Qualche dubbio aveva cominciato a farsi largo tra le mie meningi già l’anno scorso (ne avevo parlato a giugno 2014). Quest’estate ho “soggiornato” a lungo sotto l’ombrellone accanto a quello di una mamma sensibile al tema delle allergie: la sua bambina è allergica grave al latte vaccino, tanto da essere in perenne allarme (e munita di adrenalina anche in riva al mare), visto che anche solo il prick per alimenti aveva causato una crisi acuta nella figlia. La sua scelta – su indicazione della pediatra – è stata quella della desensibilizzazione. Ha trascorso i mesi estivi tra la nostra città e un centro nel nord d’Italia per iniziare – e poi procedere a casa – la desensibilizzazione a partire da un latte non-vaccino. L’obiettivo della procedura di desensibilizzazione, che va fatta solo sotto controllo medico, prevede di rendere il paziente tollerante all’allergene responsabile somministrando dosi crescenti dell’allergene incriminato al quale il paziente stesso è sensibile. Si ottiene così una riduzione delle reazioni infiammatorie.

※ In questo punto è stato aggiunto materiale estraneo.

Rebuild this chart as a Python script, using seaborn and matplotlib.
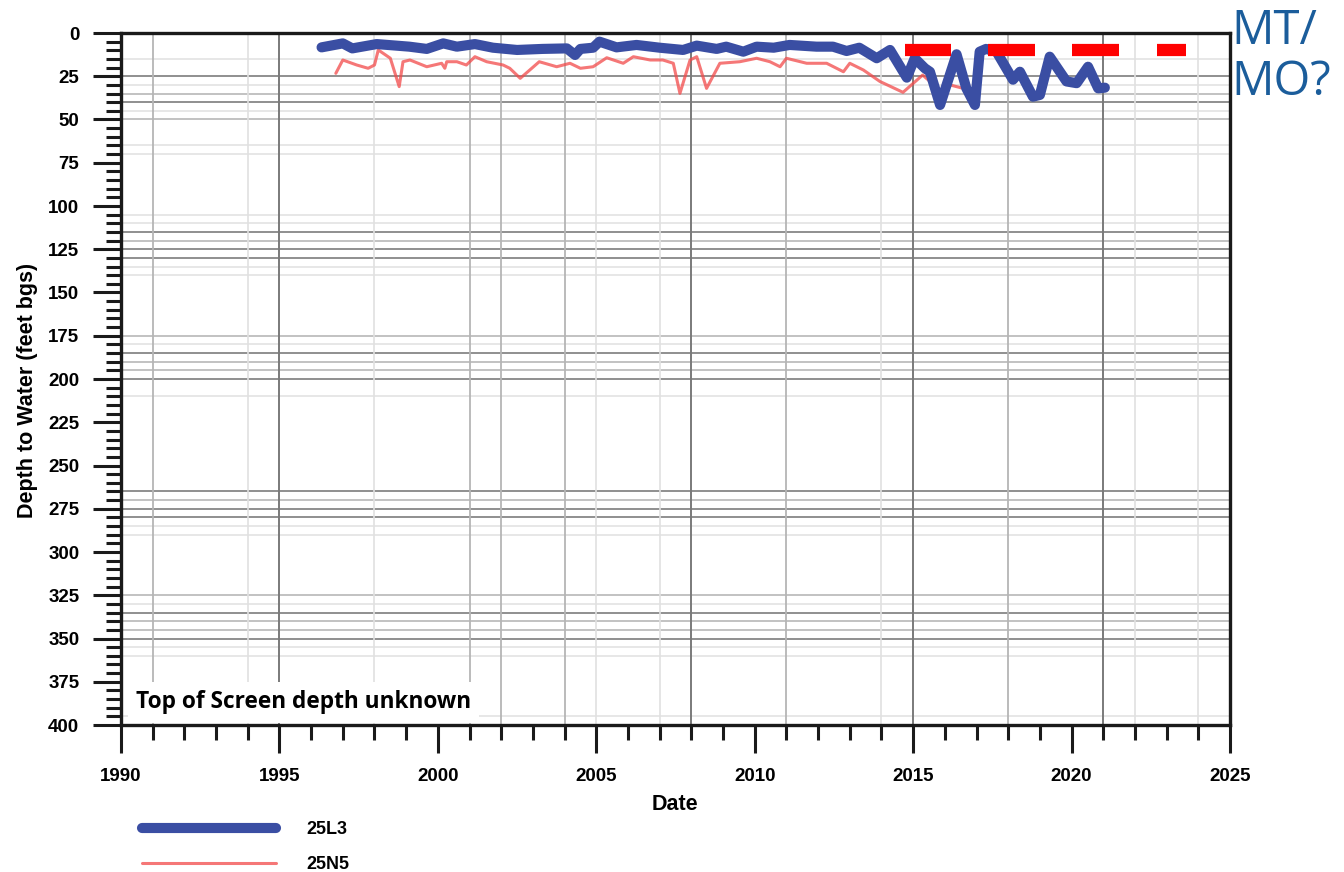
import numpy as np
import pandas as pd
import matplotlib
matplotlib.use("Agg")
import matplotlib.pyplot as plt
import seaborn as sns

# ---------------- data ----------------
l3_year = [1996.33, 1997.0, 1997.3, 1998.07, 1999.1, 1999.65, 2000.17, 2000.6, 2001.17, 2001.74,
           2002.5, 2003.3, 2004.07, 2004.33, 2004.5, 2004.9, 2005.1, 2005.64, 2006.27, 2007.0,
           2007.74, 2008.17, 2008.8, 2009.1, 2009.64, 2010.06, 2010.6, 2011.1, 2011.95, 2012.47,
           2012.9, 2013.3, 2013.85, 2014.27, 2014.8, 2015.05, 2015.37, 2015.53, 2015.85, 2016.37,
           2016.68, 2016.95, 2017.1, 2017.3, 2017.63, 2018.15, 2018.37, 2018.78, 2019.0, 2019.31,
           2019.84, 2020.16, 2020.52, 2020.84, 2021.05]
l3_depth = [8.3, 6.0, 8.9, 6.4, 7.9, 9.2, 6.0, 7.9, 6.4, 8.5,
            9.8, 9.2, 8.9, 12.7, 9.2, 8.5, 5.0, 8.3, 6.9, 8.5,
            9.8, 7.3, 9.2, 7.9, 10.8, 7.9, 8.5, 6.9, 7.9, 7.9,
            10.4, 8.5, 14.6, 9.8, 25.8, 14.6, 20.4, 22.4, 41.6, 12.3,
            32.0, 41.6, 10.8, 9.2, 10.8, 27.0, 22.4, 36.8, 35.8, 13.7,
            28.0, 29.0, 19.5, 32.0, 31.6]

n5_year = [1996.78, 1997.0, 1997.44, 1997.8, 1998.0, 1998.12, 1998.5, 1998.78, 1998.9, 1999.12,
           1999.65, 2000.12, 2000.22, 2000.28, 2000.6, 2000.9, 2001.17, 2001.54, 2002.06, 2002.27,
           2002.6, 2003.2, 2003.75, 2004.17, 2004.5, 2004.9, 2005.33, 2005.85, 2006.17, 2006.7,
           2007.1, 2007.43, 2007.64, 2007.96, 2008.17, 2008.48, 2008.9, 2009.53, 2010.06, 2010.48,
           2010.8, 2011.0, 2011.22, 2011.64, 2012.27, 2012.8, 2013.0, 2013.43, 2013.95, 2014.68,
           2015.3, 2015.53, 2015.8, 2016.16, 2016.58, 2016.79, 2016.95, 2017.1]
n5_depth = [23.3, 15.6, 18.5, 20.4, 18.5, 9.8, 14.6, 31.0, 16.6, 15.6,
            19.5, 17.5, 20.4, 16.6, 16.6, 18.5, 13.7, 16.6, 18.5, 20.4,
            26.2, 16.6, 19.5, 17.5, 20.4, 19.5, 14.3, 17.5, 13.7, 15.6,
            15.6, 17.5, 34.9, 15.6, 13.7, 32.0, 17.5, 16.6, 14.6, 16.6,
            19.5, 14.6, 15.6, 17.5, 17.5, 22.4, 17.5, 21.4, 28.0, 34.3,
            24.3, 28.0, 42.6, 30.0, 32.0, 36.8, 32.0, 18.5]

mt_start = [2014.75, 2017.35, 2020.0, 2022.7]
mt_end = [2016.2, 2018.85, 2021.5, 2023.6]
mt_depth = [10, 10, 10, 10]

series_names = ["25L3", "25N5"]
x_ticks = [1990, 1995, 2000, 2005, 2010, 2015, 2020, 2025]
y_ticks = list(range(0, 401, 25))

# ---------------- styling constants ----------------
hgrid_dark = [25, 40, 115, 125, 130, 185, 200, 265, 275, 280, 335, 350]
hgrid_mid = [35, 50, 120, 175, 190, 195, 270, 325, 340, 345]
hgrid_light = [15, 30, 45, 65, 70, 105, 110, 135, 140, 180, 210, 285, 290, 330, 355, 360, 395]
vgrid_dark = [1995, 2008, 2015, 2021]
vgrid_mid = [1991, 2001, 2002, 2004, 2011, 2018]
vgrid_light = [1994, 1998, 2005, 2007, 2014, 2022, 2024]

sns.set_theme(style="white")
plt.rcParams['font.family'] = ['Liberation Sans', 'DejaVu Sans']
plt.rcParams['text.color'] = 'black'
plt.rcParams['axes.labelcolor'] = 'black'
plt.rcParams['xtick.color'] = '#1a1a1a'
plt.rcParams['ytick.color'] = '#1a1a1a'
plt.rcParams['xtick.labelcolor'] = 'black'
plt.rcParams['ytick.labelcolor'] = 'black'

fig = plt.figure(figsize=(13.44, 8.72), dpi=100)
ax = fig.add_axes([121/1344, 1-725/872, (1230-121)/1344, (725-33)/872])

# grid
for v in hgrid_light:
    ax.axhline(v, color="#e3e3e3", lw=1.2, zorder=0)
for v in hgrid_mid:
    ax.axhline(v, color="#b8b8b8", lw=1.2, zorder=0)
for v in hgrid_dark:
    ax.axhline(v, color="#8f8f8f", lw=1.4, zorder=0)
for v in vgrid_light:
    ax.axvline(v, color="#e0e0e0", lw=1.2, zorder=0)
for v in vgrid_mid:
    ax.axvline(v, color="#b5b5b5", lw=1.3, zorder=0)
for v in vgrid_dark:
    ax.axvline(v, color="#7a7a7a", lw=1.4, zorder=0)

df_l3 = pd.DataFrame({"Date": l3_year, "Depth": l3_depth})
df_n5 = pd.DataFrame({"Date": n5_year, "Depth": n5_depth})

sns.lineplot(data=df_n5, x="Date", y="Depth", ax=ax, sort=False, color="#f24a4a",
             lw=2.2, alpha=0.75, label=series_names[1], zorder=3)
sns.lineplot(data=df_l3, x="Date", y="Depth", ax=ax, sort=False, color="#3a4ea3",
             lw=7.3, label=series_names[0], zorder=4, solid_capstyle="round",
             solid_joinstyle="round")

ax.hlines(mt_depth, mt_start, mt_end, color="#ff0000", lw=8.8, zorder=5, capstyle="butt")

ax.set_xlim(1990, 2025)
ax.set_ylim(400, 0)
ax.set_xticks(x_ticks)
ax.set_xticks(np.arange(1990, 2026, 1), minor=True)
ax.set_yticks(y_ticks)
ax.set_yticks(np.arange(0, 401, 5), minor=True)
ax.set_xticklabels([str(t) for t in x_ticks], fontsize=13.5, fontweight="bold")
ax.set_yticklabels([str(t) for t in y_ticks], fontsize=13.5, fontweight="bold")
ax.tick_params(axis="both", which="major", direction="out", length=20, width=2.2,
               pad=8, bottom=True, left=True)
ax.tick_params(axis="both", which="minor", direction="out", length=10.5, width=2.2,
               bottom=True, left=True)
ax.tick_params(axis="x", which="major", pad=11)
ax.tick_params(axis="y", which="major", pad=10)

for s in ax.spines.values():
    s.set_linewidth(2.4)
    s.set_color("#1a1a1a")
    s.set_visible(True)

ax.set_xlabel("Date", fontsize=15.5, fontweight="bold")
ax.set_ylabel("Depth to Water (feet bgs)", fontsize=15.5, fontweight="bold")
ax.xaxis.set_label_coords((675-121)/1109, -(794-725)/692)
ax.yaxis.set_label_coords((38-121)/1109, (725-390)/692)

ax.text(0.0135, 0.033, "Top of Screen depth unknown", transform=ax.transAxes,
        fontsize=16.3, fontweight="bold", family=["Open Sans", "DejaVu Sans"],
        ha="left", va="center", zorder=6, color="black",
        bbox=dict(facecolor="white", edgecolor="none", pad=6))

fig.text(1231/1344, 1-7/872, "MT/\nMO?", color="#1b5d9b", fontsize=34,
         family=["Open Sans", "DejaVu Sans"], ha="left", va="top", linespacing=1.12)

# legend below
handles, labels = ax.get_legend_handles_labels()
order = [labels.index(n) for n in series_names]
leg = ax.legend([handles[i] for i in order], [labels[i] for i in order],
                loc="upper left", bbox_to_anchor=(143/1344 - 0.0005, 1-821/872),
                bbox_transform=fig.transFigure, frameon=False,
                prop={"family": "Liberation Sans", "weight": "bold", "size": 13},
                handlelength=7.4, handletextpad=1.7, labelspacing=1.0,
                borderpad=0, borderaxespad=0)
for t in leg.get_texts():
    t.set_color("black")

fig.savefig("out.png", dpi=100)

Essendo io favorevole alla desensibilizzazione (vista la scelta di fare il cosiddetto vaccino appunto), non vedo perché non dovrebbe funzionare anche con gli alimenti.

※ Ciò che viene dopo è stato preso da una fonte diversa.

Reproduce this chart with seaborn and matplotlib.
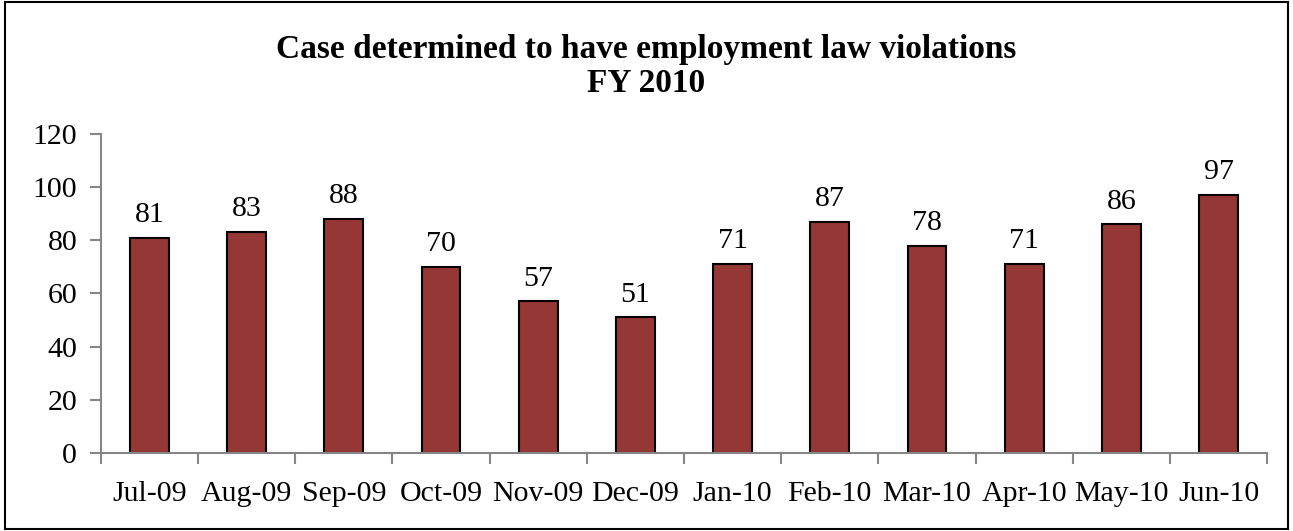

La settimana scorsa ho letto un articolo su Eurosalus (sono iscritta alla loro newsletter) su come un dolore o un trauma possa dare inizio ad una malattia (non solo ad allergie, ma a me ovviamente interessa applicarlo al mio caso specifico). La tesi è molto semplice e viene fatto un esempio molto calzante. Se una persona viene aggredita lungo un particolare percorso, tenderà ad evitare successivamente di fare quello stesso percorso. Non è la strada che ha aggredito quella persona, eppure riesce più facile incolpare il tragitto.

“Il motivo evoluzionistico per cui noi caratterizziamo l’ambiente circostante come possibile “colpevole” è facile da capire: se subiamo un dolore, una sofferenza, una violenza, il nostro organismo identifica e analizza con attenzione quali sono gli spazi e i luoghi in cui il dolore si è manifestato. Per l’organismo umano è ambiente circostante non solo la strada percorsa, ma anche l’aria respirata o il cibo presente nell’intestino o mangiato qualche ora prima.”

(Tratto da “Perché il tuo dolore dà inizio alla malattia” di A. Speciani)

Secondo l’allergologo e immunologo milanese la soluzione passerebbe per la rieducazione e per la tolleranza immunologica attraverso un riavvicinamento graduale e controllato a cibi, pollini e ambienti circostanti.

La domanda resta aperta. Desensibilizzazione: sì o no?

In settimana vedrò la mia omeopata che mi aiuterà a superare anche questo periodo cupo.